YOUR OBJECTIVE: Retype the whole listing, please, keeping every line exact and dropping the pictures.

Source code of charts:
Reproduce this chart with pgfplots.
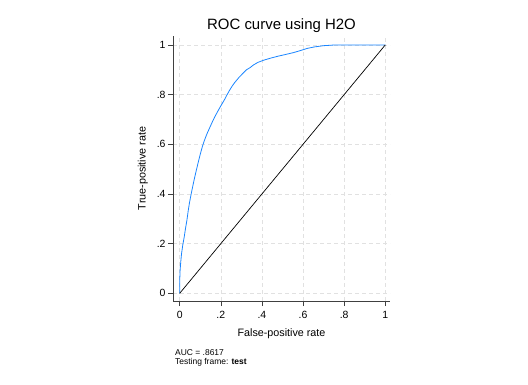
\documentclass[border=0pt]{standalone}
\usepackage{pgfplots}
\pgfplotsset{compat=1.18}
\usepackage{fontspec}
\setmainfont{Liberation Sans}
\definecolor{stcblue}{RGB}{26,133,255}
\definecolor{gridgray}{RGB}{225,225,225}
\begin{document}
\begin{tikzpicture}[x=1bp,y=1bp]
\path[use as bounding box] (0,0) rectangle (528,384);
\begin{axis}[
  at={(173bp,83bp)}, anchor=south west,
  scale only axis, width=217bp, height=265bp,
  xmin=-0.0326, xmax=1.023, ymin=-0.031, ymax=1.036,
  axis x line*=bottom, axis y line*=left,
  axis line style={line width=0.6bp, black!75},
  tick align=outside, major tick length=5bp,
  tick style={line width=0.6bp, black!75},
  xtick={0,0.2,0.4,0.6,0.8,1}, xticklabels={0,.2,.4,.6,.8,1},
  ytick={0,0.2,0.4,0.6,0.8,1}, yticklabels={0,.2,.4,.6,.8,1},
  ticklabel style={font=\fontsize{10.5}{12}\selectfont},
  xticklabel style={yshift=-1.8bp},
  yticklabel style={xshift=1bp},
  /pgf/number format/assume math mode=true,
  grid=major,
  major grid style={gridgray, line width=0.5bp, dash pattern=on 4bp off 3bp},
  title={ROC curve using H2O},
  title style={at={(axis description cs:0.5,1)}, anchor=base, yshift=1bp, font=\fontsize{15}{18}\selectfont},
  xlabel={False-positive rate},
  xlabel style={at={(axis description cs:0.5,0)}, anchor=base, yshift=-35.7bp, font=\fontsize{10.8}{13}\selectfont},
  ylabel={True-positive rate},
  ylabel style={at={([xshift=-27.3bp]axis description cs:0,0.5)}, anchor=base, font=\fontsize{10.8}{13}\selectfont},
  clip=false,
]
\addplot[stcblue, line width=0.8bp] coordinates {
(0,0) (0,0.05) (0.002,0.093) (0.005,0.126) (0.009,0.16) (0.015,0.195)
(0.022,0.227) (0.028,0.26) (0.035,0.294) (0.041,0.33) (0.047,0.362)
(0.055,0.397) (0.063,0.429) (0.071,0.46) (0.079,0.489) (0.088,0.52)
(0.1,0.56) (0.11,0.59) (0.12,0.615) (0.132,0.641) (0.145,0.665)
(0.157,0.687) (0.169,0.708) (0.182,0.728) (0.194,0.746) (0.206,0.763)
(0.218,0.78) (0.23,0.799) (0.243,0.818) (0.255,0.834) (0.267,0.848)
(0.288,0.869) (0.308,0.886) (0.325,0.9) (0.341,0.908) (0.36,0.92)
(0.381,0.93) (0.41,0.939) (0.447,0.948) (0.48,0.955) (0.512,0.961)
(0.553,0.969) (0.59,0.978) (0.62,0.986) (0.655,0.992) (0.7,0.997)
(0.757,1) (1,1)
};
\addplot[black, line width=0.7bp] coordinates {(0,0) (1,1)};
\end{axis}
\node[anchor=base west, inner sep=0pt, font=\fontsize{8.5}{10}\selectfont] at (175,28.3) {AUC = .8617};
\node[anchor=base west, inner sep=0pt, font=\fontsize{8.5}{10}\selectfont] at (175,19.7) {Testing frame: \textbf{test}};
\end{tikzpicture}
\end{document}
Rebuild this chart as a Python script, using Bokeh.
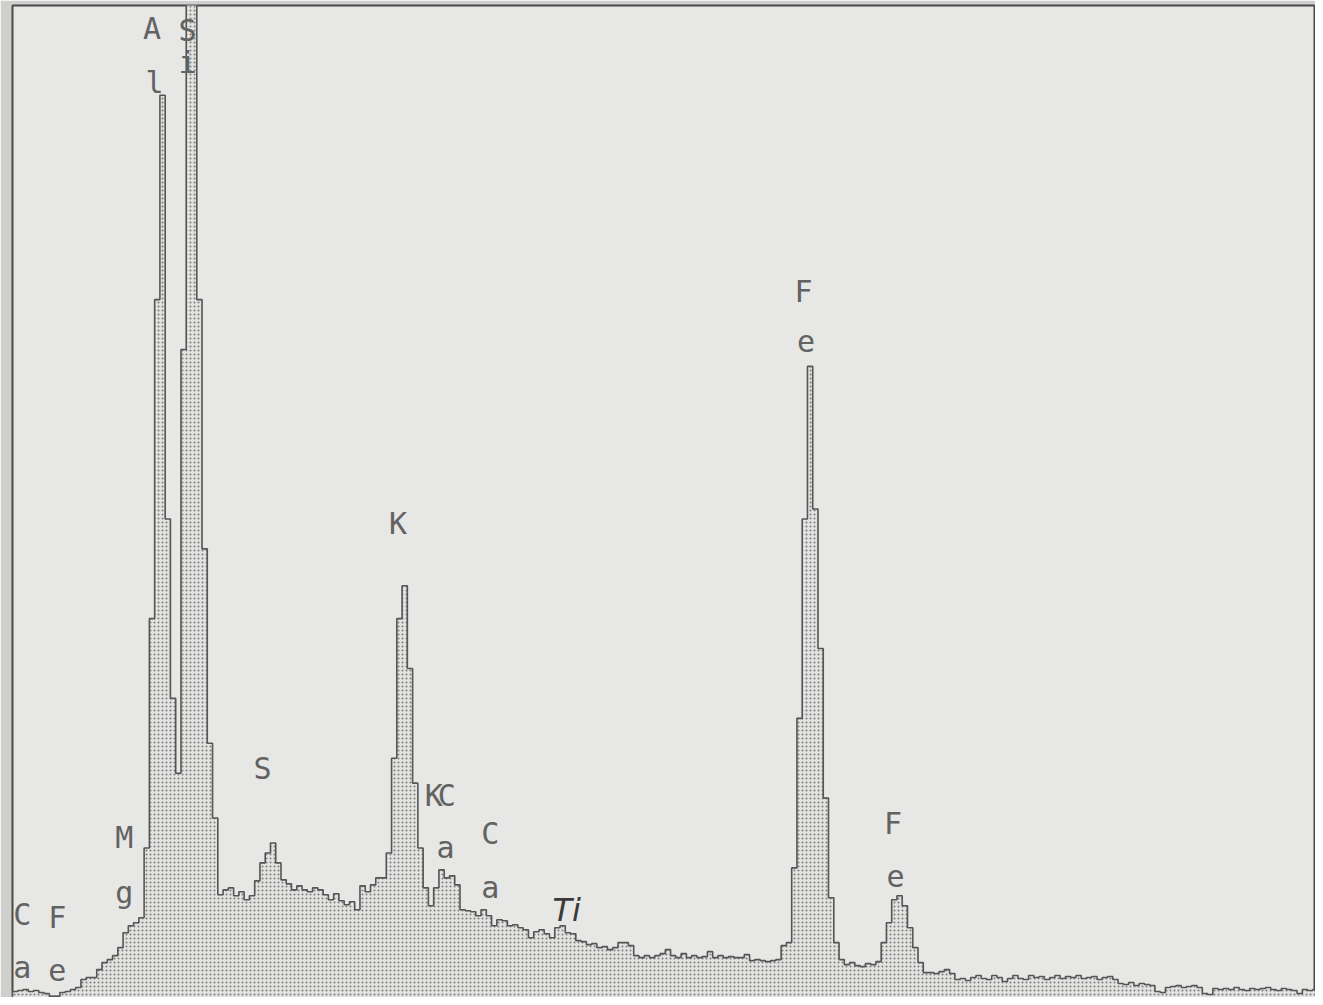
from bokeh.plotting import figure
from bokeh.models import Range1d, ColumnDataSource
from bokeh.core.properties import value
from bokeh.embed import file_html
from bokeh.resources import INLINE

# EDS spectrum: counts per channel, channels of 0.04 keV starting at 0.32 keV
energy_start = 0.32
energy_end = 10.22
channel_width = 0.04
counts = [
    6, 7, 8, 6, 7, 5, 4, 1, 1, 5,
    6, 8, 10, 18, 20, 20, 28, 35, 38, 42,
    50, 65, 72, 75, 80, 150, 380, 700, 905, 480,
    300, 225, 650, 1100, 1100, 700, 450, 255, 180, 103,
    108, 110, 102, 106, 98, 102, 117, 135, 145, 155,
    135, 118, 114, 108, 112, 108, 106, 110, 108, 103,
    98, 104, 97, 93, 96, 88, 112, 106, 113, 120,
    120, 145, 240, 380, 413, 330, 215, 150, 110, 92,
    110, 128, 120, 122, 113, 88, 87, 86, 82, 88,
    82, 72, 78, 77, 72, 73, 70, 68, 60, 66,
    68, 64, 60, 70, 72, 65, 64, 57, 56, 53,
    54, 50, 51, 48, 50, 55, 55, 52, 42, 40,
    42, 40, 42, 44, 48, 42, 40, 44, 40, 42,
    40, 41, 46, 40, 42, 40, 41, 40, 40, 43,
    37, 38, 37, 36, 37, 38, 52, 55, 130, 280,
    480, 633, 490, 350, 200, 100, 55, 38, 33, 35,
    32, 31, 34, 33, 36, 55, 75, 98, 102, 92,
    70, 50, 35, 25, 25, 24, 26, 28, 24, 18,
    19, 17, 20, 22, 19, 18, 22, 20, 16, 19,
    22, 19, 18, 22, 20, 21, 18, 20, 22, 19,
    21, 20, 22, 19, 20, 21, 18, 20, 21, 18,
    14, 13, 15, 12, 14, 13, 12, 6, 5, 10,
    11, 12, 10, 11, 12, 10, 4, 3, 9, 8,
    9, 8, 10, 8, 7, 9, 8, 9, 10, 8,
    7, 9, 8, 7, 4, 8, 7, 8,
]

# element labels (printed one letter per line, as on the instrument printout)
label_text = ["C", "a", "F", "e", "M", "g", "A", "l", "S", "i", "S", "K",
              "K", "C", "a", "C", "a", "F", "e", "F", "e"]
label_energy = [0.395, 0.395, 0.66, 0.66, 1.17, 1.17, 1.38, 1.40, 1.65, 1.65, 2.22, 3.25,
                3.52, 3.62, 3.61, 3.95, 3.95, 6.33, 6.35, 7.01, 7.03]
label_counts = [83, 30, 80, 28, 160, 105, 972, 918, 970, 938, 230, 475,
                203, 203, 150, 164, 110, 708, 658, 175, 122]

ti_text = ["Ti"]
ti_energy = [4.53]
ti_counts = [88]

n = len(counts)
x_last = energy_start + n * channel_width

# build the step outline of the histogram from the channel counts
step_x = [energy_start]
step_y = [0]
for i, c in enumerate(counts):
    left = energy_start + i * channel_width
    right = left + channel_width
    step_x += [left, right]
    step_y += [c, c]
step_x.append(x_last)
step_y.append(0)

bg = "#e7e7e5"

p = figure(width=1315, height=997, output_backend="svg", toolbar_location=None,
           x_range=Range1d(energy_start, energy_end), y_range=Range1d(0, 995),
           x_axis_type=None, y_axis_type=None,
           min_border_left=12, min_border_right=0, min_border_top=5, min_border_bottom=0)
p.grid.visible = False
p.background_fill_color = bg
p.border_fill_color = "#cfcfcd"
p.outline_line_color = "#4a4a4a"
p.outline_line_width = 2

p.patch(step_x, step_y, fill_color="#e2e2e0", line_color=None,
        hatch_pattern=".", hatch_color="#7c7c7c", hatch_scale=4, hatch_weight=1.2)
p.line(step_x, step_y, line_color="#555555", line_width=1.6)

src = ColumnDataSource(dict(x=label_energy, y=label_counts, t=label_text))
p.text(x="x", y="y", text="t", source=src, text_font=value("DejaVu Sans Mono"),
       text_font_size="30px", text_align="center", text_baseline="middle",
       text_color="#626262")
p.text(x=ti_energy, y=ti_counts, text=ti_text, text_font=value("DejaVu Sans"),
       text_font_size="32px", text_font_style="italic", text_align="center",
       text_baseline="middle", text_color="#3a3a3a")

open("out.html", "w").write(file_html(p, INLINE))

COMPLETE OUTPUT:
Reproduce this chart with pgfplots.
\documentclass[border=0pt]{standalone}
\usepackage{pgfplots}
\pgfplotsset{compat=1.18}
\usepackage{fontspec}
\setmainfont{Liberation Sans}
\definecolor{stcblue}{RGB}{26,133,255}
\definecolor{gridgray}{RGB}{225,225,225}
\begin{document}
\begin{tikzpicture}[x=1bp,y=1bp]
\path[use as bounding box] (0,0) rectangle (528,384);
\begin{axis}[
  at={(173bp,83bp)}, anchor=south west,
  scale only axis, width=217bp, height=265bp,
  xmin=-0.0326, xmax=1.023, ymin=-0.031, ymax=1.036,
  axis x line*=bottom, axis y line*=left,
  axis line style={line width=0.6bp, black!75},
  tick align=outside, major tick length=5bp,
  tick style={line width=0.6bp, black!75},
  xtick={0,0.2,0.4,0.6,0.8,1}, xticklabels={0,.2,.4,.6,.8,1},
  ytick={0,0.2,0.4,0.6,0.8,1}, yticklabels={0,.2,.4,.6,.8,1},
  ticklabel style={font=\fontsize{10.5}{12}\selectfont},
  xticklabel style={yshift=-1.8bp},
  yticklabel style={xshift=1bp},
  /pgf/number format/assume math mode=true,
  grid=major,
  major grid style={gridgray, line width=0.5bp, dash pattern=on 4bp off 3bp},
  title={ROC curve using H2O},
  title style={at={(axis description cs:0.5,1)}, anchor=base, yshift=1bp, font=\fontsize{15}{18}\selectfont},
  xlabel={False-positive rate},
  xlabel style={at={(axis description cs:0.5,0)}, anchor=base, yshift=-35.7bp, font=\fontsize{10.8}{13}\selectfont},
  ylabel={True-positive rate},
  ylabel style={at={([xshift=-27.3bp]axis description cs:0,0.5)}, anchor=base, font=\fontsize{10.8}{13}\selectfont},
  clip=false,
]
\addplot[stcblue, line width=0.8bp] coordinates {
(0,0) (0,0.05) (0.002,0.093) (0.005,0.126) (0.009,0.16) (0.015,0.195)
(0.022,0.227) (0.028,0.26) (0.035,0.294) (0.041,0.33) (0.047,0.362)
(0.055,0.397) (0.063,0.429) (0.071,0.46) (0.079,0.489) (0.088,0.52)
(0.1,0.56) (0.11,0.59) (0.12,0.615) (0.132,0.641) (0.145,0.665)
(0.157,0.687) (0.169,0.708) (0.182,0.728) (0.194,0.746) (0.206,0.763)
(0.218,0.78) (0.23,0.799) (0.243,0.818) (0.255,0.834) (0.267,0.848)
(0.288,0.869) (0.308,0.886) (0.325,0.9) (0.341,0.908) (0.36,0.92)
(0.381,0.93) (0.41,0.939) (0.447,0.948) (0.48,0.955) (0.512,0.961)
(0.553,0.969) (0.59,0.978) (0.62,0.986) (0.655,0.992) (0.7,0.997)
(0.757,1) (1,1)
};
\addplot[black, line width=0.7bp] coordinates {(0,0) (1,1)};
\end{axis}
\node[anchor=base west, inner sep=0pt, font=\fontsize{8.5}{10}\selectfont] at (175,28.3) {AUC = .8617};
\node[anchor=base west, inner sep=0pt, font=\fontsize{8.5}{10}\selectfont] at (175,19.7) {Testing frame: \textbf{test}};
\end{tikzpicture}
\end{document}
Rebuild this chart as a Python script, using Bokeh.
from bokeh.plotting import figure
from bokeh.models import Range1d, ColumnDataSource
from bokeh.core.properties import value
from bokeh.embed import file_html
from bokeh.resources import INLINE

# EDS spectrum: counts per channel, channels of 0.04 keV starting at 0.32 keV
energy_start = 0.32
energy_end = 10.22
channel_width = 0.04
counts = [
    6, 7, 8, 6, 7, 5, 4, 1, 1, 5,
    6, 8, 10, 18, 20, 20, 28, 35, 38, 42,
    50, 65, 72, 75, 80, 150, 380, 700, 905, 480,
    300, 225, 650, 1100, 1100, 700, 450, 255, 180, 103,
    108, 110, 102, 106, 98, 102, 117, 135, 145, 155,
    135, 118, 114, 108, 112, 108, 106, 110, 108, 103,
    98, 104, 97, 93, 96, 88, 112, 106, 113, 120,
    120, 145, 240, 380, 413, 330, 215, 150, 110, 92,
    110, 128, 120, 122, 113, 88, 87, 86, 82, 88,
    82, 72, 78, 77, 72, 73, 70, 68, 60, 66,
    68, 64, 60, 70, 72, 65, 64, 57, 56, 53,
    54, 50, 51, 48, 50, 55, 55, 52, 42, 40,
    42, 40, 42, 44, 48, 42, 40, 44, 40, 42,
    40, 41, 46, 40, 42, 40, 41, 40, 40, 43,
    37, 38, 37, 36, 37, 38, 52, 55, 130, 280,
    480, 633, 490, 350, 200, 100, 55, 38, 33, 35,
    32, 31, 34, 33, 36, 55, 75, 98, 102, 92,
    70, 50, 35, 25, 25, 24, 26, 28, 24, 18,
    19, 17, 20, 22, 19, 18, 22, 20, 16, 19,
    22, 19, 18, 22, 20, 21, 18, 20, 22, 19,
    21, 20, 22, 19, 20, 21, 18, 20, 21, 18,
    14, 13, 15, 12, 14, 13, 12, 6, 5, 10,
    11, 12, 10, 11, 12, 10, 4, 3, 9, 8,
    9, 8, 10, 8, 7, 9, 8, 9, 10, 8,
    7, 9, 8, 7, 4, 8, 7, 8,
]

# element labels (printed one letter per line, as on the instrument printout)
label_text = ["C", "a", "F", "e", "M", "g", "A", "l", "S", "i", "S", "K",
              "K", "C", "a", "C", "a", "F", "e", "F", "e"]
label_energy = [0.395, 0.395, 0.66, 0.66, 1.17, 1.17, 1.38, 1.40, 1.65, 1.65, 2.22, 3.25,
                3.52, 3.62, 3.61, 3.95, 3.95, 6.33, 6.35, 7.01, 7.03]
label_counts = [83, 30, 80, 28, 160, 105, 972, 918, 970, 938, 230, 475,
                203, 203, 150, 164, 110, 708, 658, 175, 122]

ti_text = ["Ti"]
ti_energy = [4.53]
ti_counts = [88]

n = len(counts)
x_last = energy_start + n * channel_width

# build the step outline of the histogram from the channel counts
step_x = [energy_start]
step_y = [0]
for i, c in enumerate(counts):
    left = energy_start + i * channel_width
    right = left + channel_width
    step_x += [left, right]
    step_y += [c, c]
step_x.append(x_last)
step_y.append(0)

bg = "#e7e7e5"

p = figure(width=1315, height=997, output_backend="svg", toolbar_location=None,
           x_range=Range1d(energy_start, energy_end), y_range=Range1d(0, 995),
           x_axis_type=None, y_axis_type=None,
           min_border_left=12, min_border_right=0, min_border_top=5, min_border_bottom=0)
p.grid.visible = False
p.background_fill_color = bg
p.border_fill_color = "#cfcfcd"
p.outline_line_color = "#4a4a4a"
p.outline_line_width = 2

p.patch(step_x, step_y, fill_color="#e2e2e0", line_color=None,
        hatch_pattern=".", hatch_color="#7c7c7c", hatch_scale=4, hatch_weight=1.2)
p.line(step_x, step_y, line_color="#555555", line_width=1.6)

src = ColumnDataSource(dict(x=label_energy, y=label_counts, t=label_text))
p.text(x="x", y="y", text="t", source=src, text_font=value("DejaVu Sans Mono"),
       text_font_size="30px", text_align="center", text_baseline="middle",
       text_color="#626262")
p.text(x=ti_energy, y=ti_counts, text=ti_text, text_font=value("DejaVu Sans"),
       text_font_size="32px", text_font_style="italic", text_align="center",
       text_baseline="middle", text_color="#3a3a3a")

open("out.html", "w").write(file_html(p, INLINE))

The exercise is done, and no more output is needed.